Once when I showed my husband, John, a book with plans for building Shaker furniture, he shook his head and said, "I don't like making little things. I work best with a chain saw."
To be truthful, John has constructed a few pieces of furniture such as a small trestle table for my greenhouse and a tiny bench that I sit on while playing the harp. But he prefers creating larger projects. Several timber-framed buildings he's constructed dot our homestead. John wields a chain saw to sever beams, his skill saw slices boards, and a table saw performs finer cuts. With these tools and a few others, sheds are built, stalls and shelves are fitted into place, and our animals and garden tools occupy snug homes.

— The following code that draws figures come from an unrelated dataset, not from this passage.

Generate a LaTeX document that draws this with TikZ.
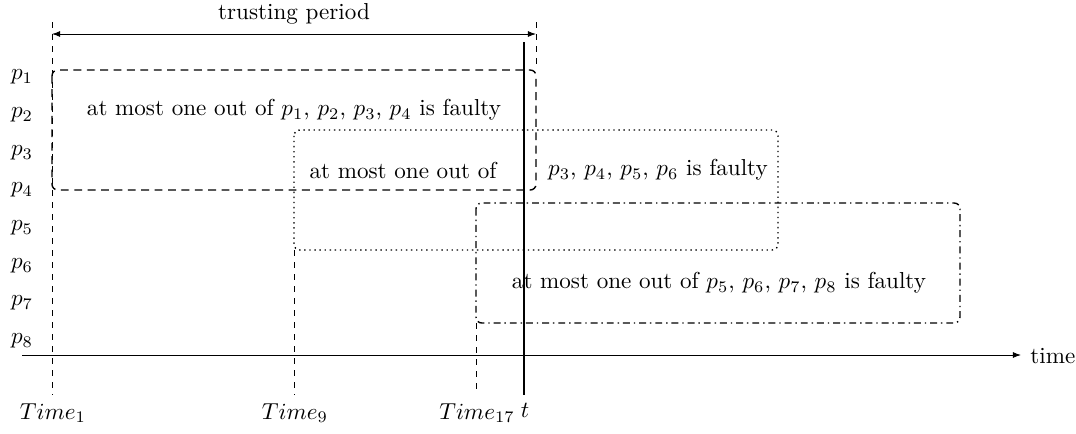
\documentclass[tikz,border=0pt]{standalone}
\usetikzlibrary{arrows.meta}
\begin{document}
\begin{tikzpicture}[x=0.433pt,y=-0.433pt,
  >={Latex[length=3.5pt,width=2.6pt]},
  guide/.style={line width=0.4pt, dash pattern=on 2.6pt off 2.6pt},
  grpbox/.style={rounded corners=2.5pt, line width=0.6pt},
  dashbox/.style={grpbox, dash pattern=on 3.4pt off 2.4pt},
  dotbox/.style={grpbox, dash pattern=on 0.6pt off 1.6pt},
  dashdotbox/.style={grpbox, dash pattern=on 3pt off 1.7pt on 0.6pt off 1.7pt},
  plabel/.style={inner sep=1pt},
  tlabel/.style={inner sep=1pt}]
\useasboundingbox (0,0) rectangle (1076,433);

% guide coordinates
\coordinate (a1) at (52,22);
\coordinate (a1b) at (52,395);
\coordinate (b1) at (536,22);
\coordinate (b1b) at (536,70);
\coordinate (c1) at (294,250);
\coordinate (c1b) at (294,395);
\coordinate (d1) at (476,323);
\coordinate (d1b) at (476,395);
\coordinate (ta) at (524,42);
\coordinate (tb) at (524,395);
\coordinate (ax0) at (22,355);
\coordinate (ax1) at (1021,355);
\coordinate (tp0) at (52,34);
\coordinate (tp1) at (536,34);

% guides
\draw[guide] (a1) -- (a1b);
\draw[guide] (b1) -- (b1b);
\draw[guide] (c1) -- (c1b);
\draw[guide] (d1) -- (d1b);

% group boxes
\draw[dashbox] (52,70) rectangle (536,190);
\draw[dotbox] (294,130) rectangle (778,250);
\draw[dashdotbox] (476,203) rectangle (960,323);

% texts in boxes
\node (g1) at (294,110) {at most one out of $p_1$, $p_2$, $p_3$, $p_4$ is faulty};
\node (g2a) at (403,170) {at most one out of};
\node (g2b) at (658,170) {$p_3$, $p_4$, $p_5$, $p_6$ is faulty};
\node (g3) at (719,283) {at most one out of $p_5$, $p_6$, $p_7$, $p_8$ is faulty};

% trusting period
\draw[<->] (tp0) -- (tp1);
\node (tpl) at (294,14) {trusting period};

% time axis
\draw[->] (ax0) -- (ax1);
\node[anchor=west, inner sep=0pt] (tm) at (1030,356) {time};

% current time t
\draw[line width=0.85pt] (ta) -- (tb);

% process labels
\node[plabel] (p1) at (22,77) {$p_1$};
\node[plabel] (p2) at (22,115) {$p_2$};
\node[plabel] (p3) at (22,153) {$p_3$};
\node[plabel] (p4) at (22,190) {$p_4$};
\node[plabel] (p5) at (22,228) {$p_5$};
\node[plabel] (p6) at (22,266) {$p_6$};
\node[plabel] (p7) at (22,303) {$p_7$};
\node[plabel] (p8) at (22,341) {$p_8$};

% time labels
\node[tlabel] (T1) at (53,413) {$Time_1$};
\node[tlabel] (T9) at (295,413) {$Time_9$};
\node[tlabel] (T17) at (477,413) {$Time_{17}$};
\node[tlabel] (tt) at (525,410) {$t$};
\end{tikzpicture}
\end{document}
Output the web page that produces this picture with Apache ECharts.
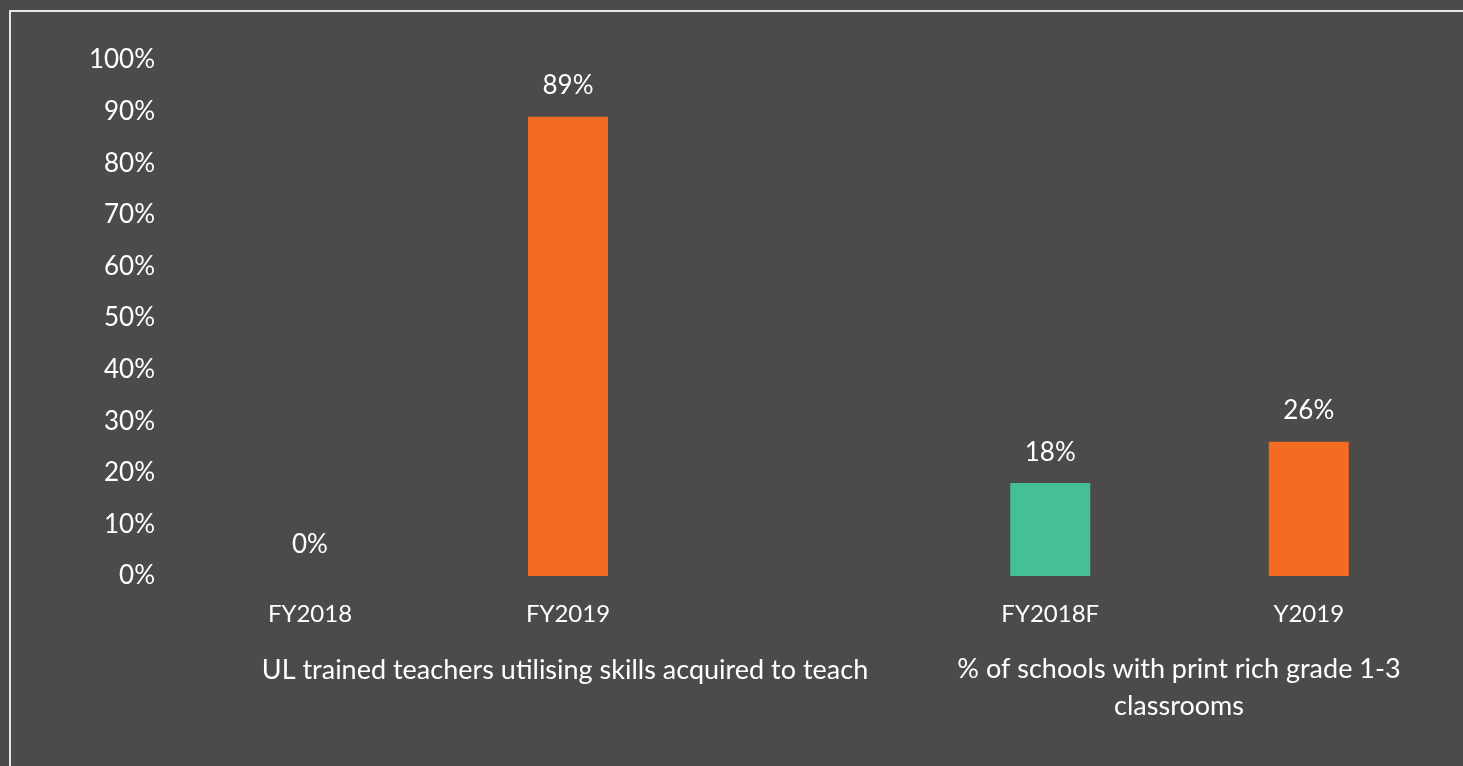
<!DOCTYPE html>
<html>
<head>
<meta charset="utf-8">
<script src="https://cdn.jsdelivr.net/npm/echarts@6/dist/echarts.min.js"></script>
<style>
  html, body { margin: 0; padding: 0; background: #4d4a4b; }
  #chart { width: 1463px; height: 766px; }
</style>
</head>
<body>
<div id="chart"></div>
<script>
var groupNames = ['UL trained teachers utilising skills acquired to teach', '% of schools with print rich grade 1-3\nclassrooms'];
var cats1 = ['FY2018', 'FY2019'];
var vals1 = [0, 89];
var cats2 = ['FY2018F', 'Y2019'];
var vals2 = [18, 26];
var barColors = ['#45bf94', '#f36c21'];

var font = 'Lato';
var dom = document.getElementById('chart');
var myChart = echarts.init(dom);

function toData(vals) {
    return vals.map(function (v, i) {
        return { value: v, itemStyle: { color: barColors[i] } };
    });
}

var xCommon = {
    type: 'category',
    axisTick: { show: false },
    axisLine: { show: false },
    axisLabel: { color: '#ffffff', fontFamily: font, fontSize: 24, margin: 26 }
};
var yCommon = {
    type: 'value',
    min: 0,
    max: 100,
    interval: 10,
    splitLine: { show: false },
    axisLine: { show: false },
    axisTick: { show: false }
};
var labelCommon = {
    show: true,
    position: 'top',
    distance: 18,
    color: '#ffffff',
    fontFamily: font,
    fontSize: 26,
    formatter: '{c}%'
};

var option = {
    backgroundColor: '#4d4a4b',
    animation: false,
    grid: [
        { left: 181, width: 516, top: 60, bottom: 190 },
        { left: 921, width: 517, top: 60, bottom: 190 }
    ],
    xAxis: [
        Object.assign({ gridIndex: 0, data: cats1 }, xCommon),
        Object.assign({ gridIndex: 1, data: cats2 }, xCommon)
    ],
    yAxis: [
        Object.assign({ gridIndex: 0, axisLabel: { color: '#ffffff', fontFamily: font, fontSize: 26, margin: 26, formatter: '{value}%' } }, yCommon),
        Object.assign({ gridIndex: 1, axisLabel: { show: false } }, yCommon)
    ],
    series: [
        { type: 'bar', xAxisIndex: 0, yAxisIndex: 0, barWidth: 80, data: toData(vals1), label: labelCommon },
        { type: 'bar', xAxisIndex: 1, yAxisIndex: 1, barWidth: 80, data: toData(vals2), label: labelCommon }
    ],
    graphic: [
        {
            type: 'rect',
            shape: { x: 10, y: 11, width: 1500, height: 800 },
            style: { fill: 'none', stroke: '#e6e6e6', lineWidth: 2 },
            silent: true
        },
        {
            type: 'text',
            x: 565, y: 670,
            style: { text: groupNames[0], fill: '#ffffff', font: '27px Lato', align: 'center', verticalAlign: 'middle' }
        },
        {
            type: 'text',
            x: 1179, y: 688,
            style: { text: groupNames[1], fill: '#ffffff', font: '27px Lato', align: 'center', verticalAlign: 'middle', lineHeight: 37 }
        }
    ]
};

myChart.setOption(option, true);
</script>
</body>
</html>
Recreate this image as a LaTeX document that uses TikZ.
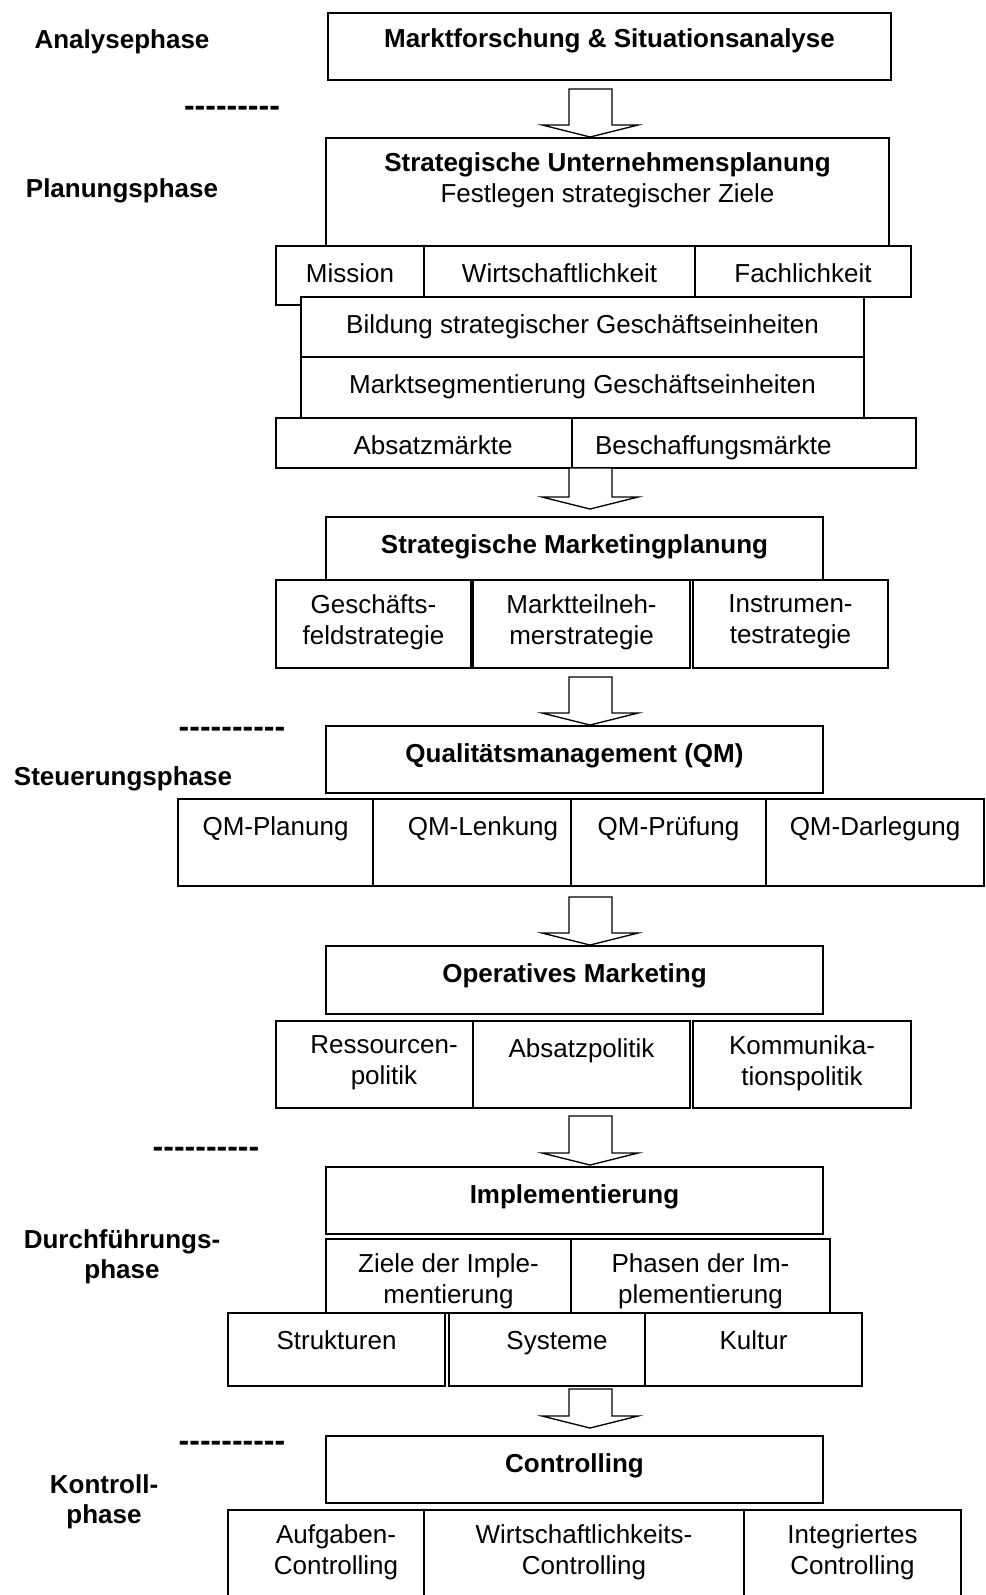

This spring, our three French Alpine milk goats each delivered sets of twin kids. We separated the mothers and babies shortly after birth and began bottle feeding the kids three times a day. By filling and holding the bottles, we could observe how much milk each kid drank and avoid situations where a domineering kid pushes a sibling away from a doe's udder. But with six babies bleating for milk and wanting to drink simultaneously, feeding time was a frenzy. We had only four hands and no nearby place where we could remove pairs of babies and feed them. As we offered the six kids four bottles, they butted one another, knocking bottles from our hands so that milk squirted about their pen. John and I could never be sure that each kid had received the correct amount of milk.
"We have to do something different," John said one morning while I wiped milk off my glasses. After breakfast, he clomped off to his shop.
When chore time arrived, we milked the does, fed them their grain and hay, and drew a bucket of fresh water. The barn cats lapped warm milk from their dish as we filled six bottles. The babies charged, a sweep of black and white. John and I dashed into their pen. They ran in circles around us, but instead of handing me two bottles, John pulled a small wooden object from a ledge. The three-sided box sported six holes that John had drilled out of the narrow shelflike bottom board. John fitted the neck of five bottles into the holes, and five kids latched on and inhaled their dinner. Thumbelina, the smallest kid, danced about the fringe of wagging kid tails.
"She's too dinky," John said. "Still can't reach."
When she was born, Thumbelina had been the size of a kitten. The little flannel coats I had sewn for the newborns dwarfed her and dragged on the ground. John and I had wondered if she would survive, but despite being the runt, she cried for milk and attention, placing her front legs on mine.
"Guess she still wants her own bottle," John said.
So while Thumbelina's siblings fed at their feeding rack, I sat on a box with the tiny goat on my lap, a habit the kid had taught John. Her tail thumped against my leg as she sipped. Once the others finished their supper, they eyed her bottle, but Thumbelina reigned as Queen of the Kids.
"Handy," he said. "Thought of it this morning."
I don't know which saw John used to build his contraption, but sometimes small projects are rewarding. And like the tiniest goat, they solve problems and bring everything under control.